Robin Brumfield with Suzanne Project students in Turkey. Photo: Gamze Onur from Akdeniz University in Antalya, Turkey.
Editor’s Note: This article was originally published in Farming Magazine

From left, Jenny Carleo, Robin Brumfield, Dr. Burhan Ozkan, Turkish program partner at Akdeniz University; and the mayor of the village; spoke with area women at an Ag Expo in Antalya, Turkey. Photo: Rutgers University.
Robin Brumfield, professor of farm management at Rutgers University, took a Rutgers Cooperative Extension Project called Annie’s Project and as the result of a feasibility study she did, changed the program to fit Turkish conditions and renamed it Suzanne’s Project in honor of Brumfield’s daughter.
Annie’s Project was born out of a desire to help teach women how to run and manage farm businesses, developing problem-solving, record-keeping and decision-making skills.

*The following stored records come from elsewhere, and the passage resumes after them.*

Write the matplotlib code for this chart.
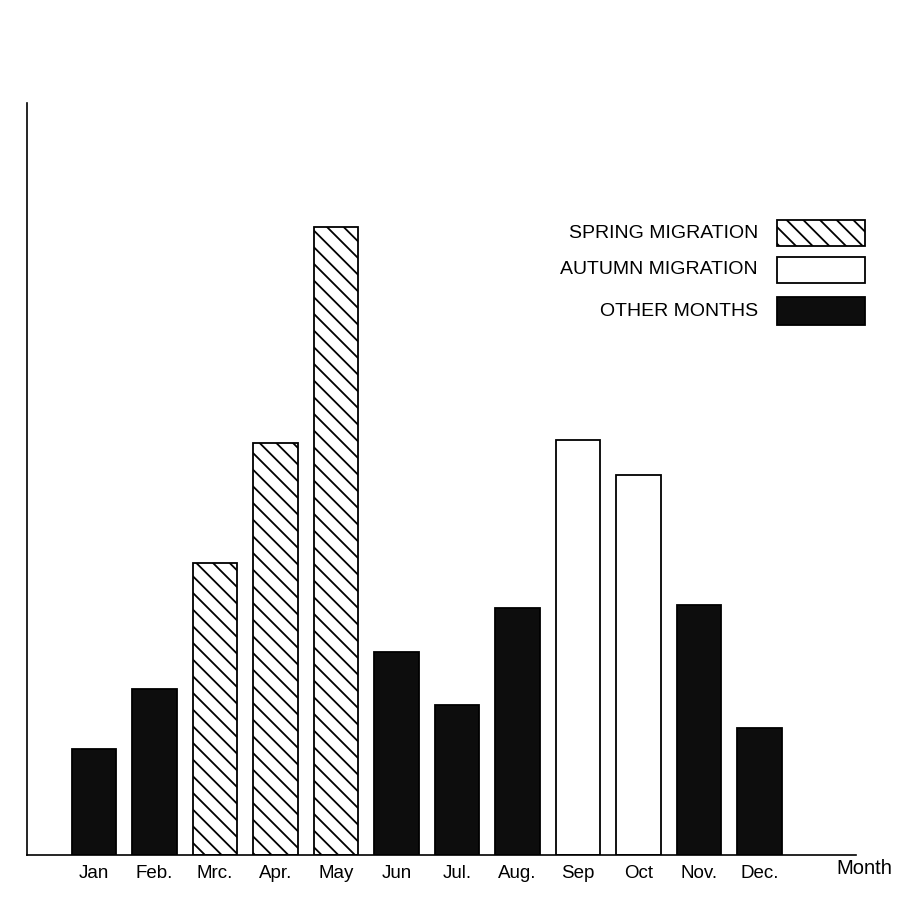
import matplotlib
matplotlib.use("Agg")
import matplotlib.pyplot as plt
from matplotlib.patches import Rectangle

plt.rcParams['font.family'] = ['Liberation Sans', 'DejaVu Sans']
plt.rcParams['hatch.linewidth'] = 1.3

months = ["Jan", "Feb.", "Mrc.", "Apr.", "May", "Jun", "Jul.", "Aug.", "Sep", "Oct", "Nov.", "Dec."]
values = [106, 166, 292, 412, 628, 203, 150, 247, 415, 380, 250, 127]
season = ["other", "other", "spring", "spring", "spring", "other", "other", "other",
          "autumn", "autumn", "other", "other"]
legend_labels = ["SPRING MIGRATION", "AUTUMN MIGRATION", "OTHER MONTHS"]

styles = {
    "spring": dict(facecolor="white", hatch="\\\\"),
    "autumn": dict(facecolor="white", hatch=None),
    "other": dict(facecolor="#0d0d0d", hatch=None),
}

W, H = 919, 901
fig = plt.figure(figsize=(W / 100, H / 100), dpi=100)
ax = fig.add_axes([27 / W, 1 - 855 / H, (860 - 27) / W, (855 - 103) / H])

x = list(range(len(months)))
for xi, v, s in zip(x, values, season):
    st = styles[s]
    ax.bar(xi, v, width=0.73, facecolor=st["facecolor"], edgecolor="black",
           linewidth=1.3, hatch=st["hatch"])

ax.set_xlim(-1.107, 12.66)
ax.set_ylim(0, 752)
ax.set_xticks(x)
ax.set_xticklabels(months, fontsize=13.5)
ax.tick_params(axis="x", length=0, pad=7)
ax.set_yticks([])
for sp in ["top", "right"]:
    ax.spines[sp].set_visible(False)
ax.spines["left"].set_linewidth(1.2)
ax.spines["bottom"].set_linewidth(1.2)
ax.spines["bottom"].set_bounds(-1.107, 12.6)

fig.text(864 / W, 1 - 868 / H, "Month", fontsize=14.5, ha="center", va="center")

# legend drawn manually
rows = [(220, 246), (257, 283), (297, 325)]
keys = ["spring", "autumn", "other"]
for (y0, y1), k, lab in zip(rows, keys, legend_labels):
    st = styles[k]
    r = Rectangle((777 / W, 1 - y1 / H), (865 - 777) / W, (y1 - y0) / H,
                  transform=fig.transFigure, facecolor=st["facecolor"],
                  edgecolor="black", linewidth=1.3, hatch=st["hatch"])
    fig.add_artist(r)
    fig.text(758 / W, 1 - ((y0 + y1) / 2) / H, lab, fontsize=14, ha="right",
             va="center")

fig.savefig("out.png", dpi=100)
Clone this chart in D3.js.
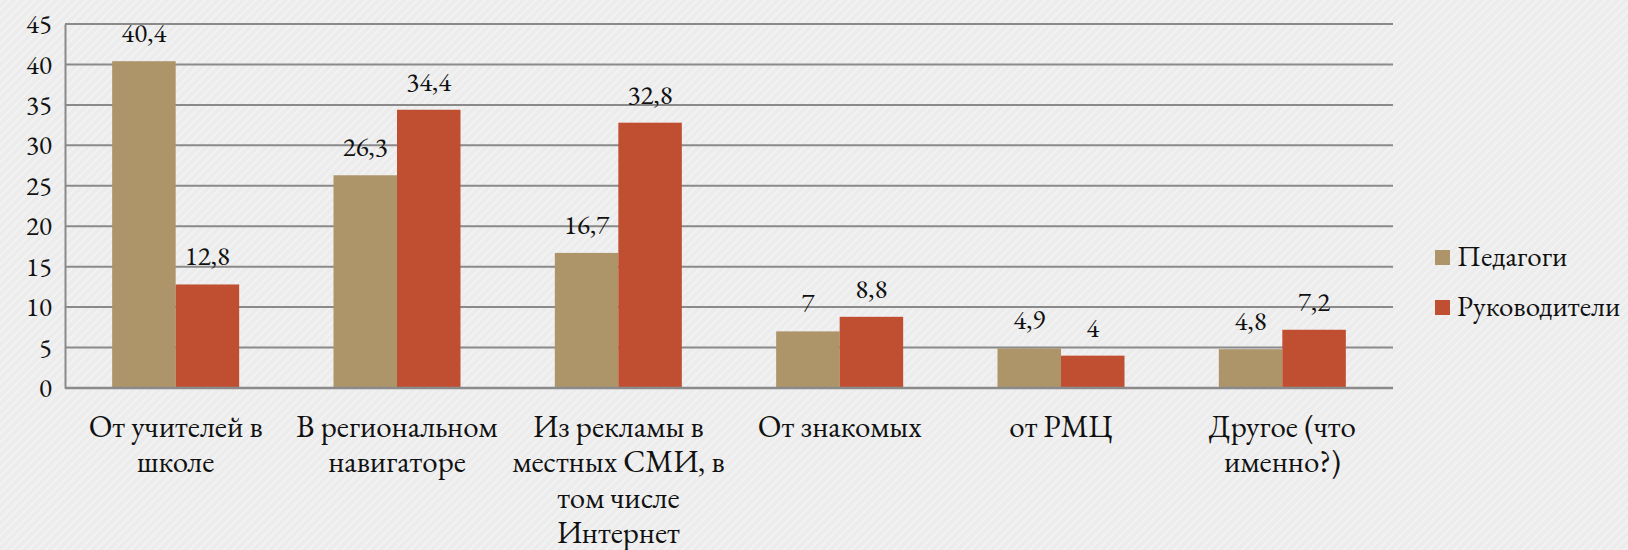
<!DOCTYPE html>
<html>
<head>
<meta charset="utf-8">
<script src="https://cdn.jsdelivr.net/npm/d3@7"></script>
<style>
    body { margin: 0; background: #eeeeee; }
    svg { display: block; }
</style>
</head>
<body>
<div id="chart"></div>
<script>
// Chart data
var categories = [
    ["От учителей в", "школе"],
    ["В региональном", "навигаторе"],
    ["Из рекламы в", "местных СМИ, в", "том числе", "Интернет"],
    ["От знакомых"],
    ["от РМЦ"],
    ["Другое (что", "именно?)"]
];
var seriesNames = ["Педагоги", "Руководители"];
var pedagogi = [40.4, 26.3, 16.7, 7, 4.9, 4.8];
var rukovoditeli = [12.8, 34.4, 32.8, 8.8, 4, 7.2];
var yTicks = [0, 5, 10, 15, 20, 25, 30, 35, 40, 45];
var colors = ["#ad9469", "#c04f32"];

var fontFam = "'EB Garamond', 'Liberation Serif', serif";

// Set up SVG params
var svgHgt = 550;
var svgWdt = 1628;
var margins = { top: 24, right: 235, bottom: 162, left: 65 };
var chtHgt = svgHgt - margins.top - margins.bottom;
var chtWdt = svgWdt - margins.left - margins.right;

var svg = d3.select("#chart").append("svg")
    .attr("width", svgWdt)
    .attr("height", svgHgt)
    .attr("font-family", fontFam);

// Textured background
var defs = svg.append("defs");
var pat = defs.append("pattern")
    .attr("id", "tex")
    .attr("width", 6).attr("height", 6)
    .attr("patternUnits", "userSpaceOnUse")
    .attr("patternTransform", "rotate(-45)");
pat.append("rect").attr("width", 6).attr("height", 6).attr("fill", "#ececec");
pat.append("rect").attr("width", 6).attr("height", 2).attr("fill", "#f2f2f2");
svg.append("rect").attr("width", svgWdt).attr("height", svgHgt).attr("fill", "url(#tex)");

var chtGrp = svg.append("g")
    .attr("transform", `translate(${margins.left}, ${margins.top})`);

// Scales
var x0 = d3.scaleBand().domain(d3.range(categories.length)).range([0, chtWdt]);
var x1 = d3.scaleBand().domain([0, 1]).range([0, 127]);
var y = d3.scaleLinear().domain([0, 45]).range([chtHgt, 0]);

// Gridlines
chtGrp.append("g").selectAll("line").data(yTicks.filter(d => d > 0))
    .enter().append("line")
        .attr("x1", 0).attr("x2", chtWdt)
        .attr("y1", d => y(d)).attr("y2", d => y(d))
        .attr("stroke", "#8a8a8a").attr("stroke-width", 2);

// Y axis
var leftAx = d3.axisLeft(y).tickValues(yTicks).tickSize(0).tickPadding(13);
var yAxis = chtGrp.append("g").call(leftAx)
    .attr("font-family", fontFam).attr("font-size", 27);
yAxis.select(".domain").attr("stroke", "#8a8a8a").attr("stroke-width", 2);
yAxis.selectAll("text").attr("fill", "#111");

// Bars and value labels
var series = [pedagogi, rukovoditeli];
series.forEach((vals, s) => {
    chtGrp.append("g").selectAll("rect").data(vals)
        .enter().append("rect")
            .attr("x", (d, i) => x0(i) + x0.bandwidth() / 2 - 63.5 + x1(s))
            .attr("y", d => y(d))
            .attr("width", x1.bandwidth())
            .attr("height", d => chtHgt - y(d))
            .attr("fill", colors[s]);
    chtGrp.append("g").selectAll("text").data(vals)
        .enter().append("text")
            .attr("x", (d, i) => x0(i) + x0.bandwidth() / 2 - 63.5 + x1(s) + x1.bandwidth() / 2)
            .attr("y", d => y(d) - 19)
            .attr("text-anchor", "middle")
            .attr("font-size", 27)
            .attr("fill", "#111")
            .text(d => String(d).replace(".", ","));
});

// X axis line
chtGrp.append("line")
    .attr("x1", 0).attr("x2", chtWdt)
    .attr("y1", chtHgt).attr("y2", chtHgt)
    .attr("stroke", "#8a8a8a").attr("stroke-width", 2.5);

// Category labels
var catGrp = chtGrp.append("g").selectAll("text").data(categories)
    .enter().append("text")
        .attr("text-anchor", "middle")
        .attr("font-size", 31)
        .attr("fill", "#111")
        .attr("transform", (d, i) => `translate(${x0(i) + x0.bandwidth() / 2}, ${chtHgt + 49})`);
catGrp.selectAll("tspan").data(d => d)
    .enter().append("tspan")
        .attr("x", 0)
        .attr("y", (d, j) => j * 35.3)
        .text(d => d);

// Legend
var lgd = svg.append("g").attr("transform", "translate(1435, 250)");
seriesNames.forEach((name, i) => {
    lgd.append("rect").attr("x", 0).attr("y", i * 50)
        .attr("width", 15).attr("height", 15).attr("fill", colors[i]);
    lgd.append("text").attr("x", 22).attr("y", i * 50 + 16)
        .attr("font-size", 29).attr("fill", "#111").text(name);
});
</script>
</body>
</html>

Women who master one skill or another as farm wives or farm managers share their lessons as mentors through Annie’s Project. Now, those success stories can be shared across borders and across oceans through Suzanne’s Project.

The Sookraj family of Pouderoyen, West Bank Demerara, Region 3, Guyana, admire shade house bok choy grown by the family. Robin Brumfield, with notepad, was engaged on a 2012 Suzanne’s Project operation in Guyana. Photo: Paula Quintin, Rutgers University.
“Farming is the principal economic activity in most rural areas of the EU where about half of the population lives. Without farming there would be little to keep many communities alive and hold them together,” Brumfield said. “Women farmers are a risky group because they generally do not have formal vocational education, they are less educated than men, and they learn farming on the job by informal learning while working in their farms or other farms, and do not have access to the latest research-based information,” she continued.
Suzanne’s Project trains the trainers helping extension educators aid women farmers to develop technical, entrepreneurial and managerial skills through specialized training. Training the trainers allows Brumfield to multiply the project to reach more people in more countries. This then allows these women (and some men) to realize their full potential to operate profitable farms as small businesses.
Unfortunately, political unrest in Turkey has put those opportunities on hold for now. But the work to deliver good information about agricultural business management and sound economic practices continues.
In addition to Turkey, Brumfield was asked to take Suzanne’s Project to Guyana. And for those countries where English is not the principal language, project information is being translated. 2017 will see the program being brought to Spain, with another visit to Turkey later in the year. With the help of American farm women who have participated in Annie’s Project, Suzanne’s Project promises to expand and extend that education across the globe.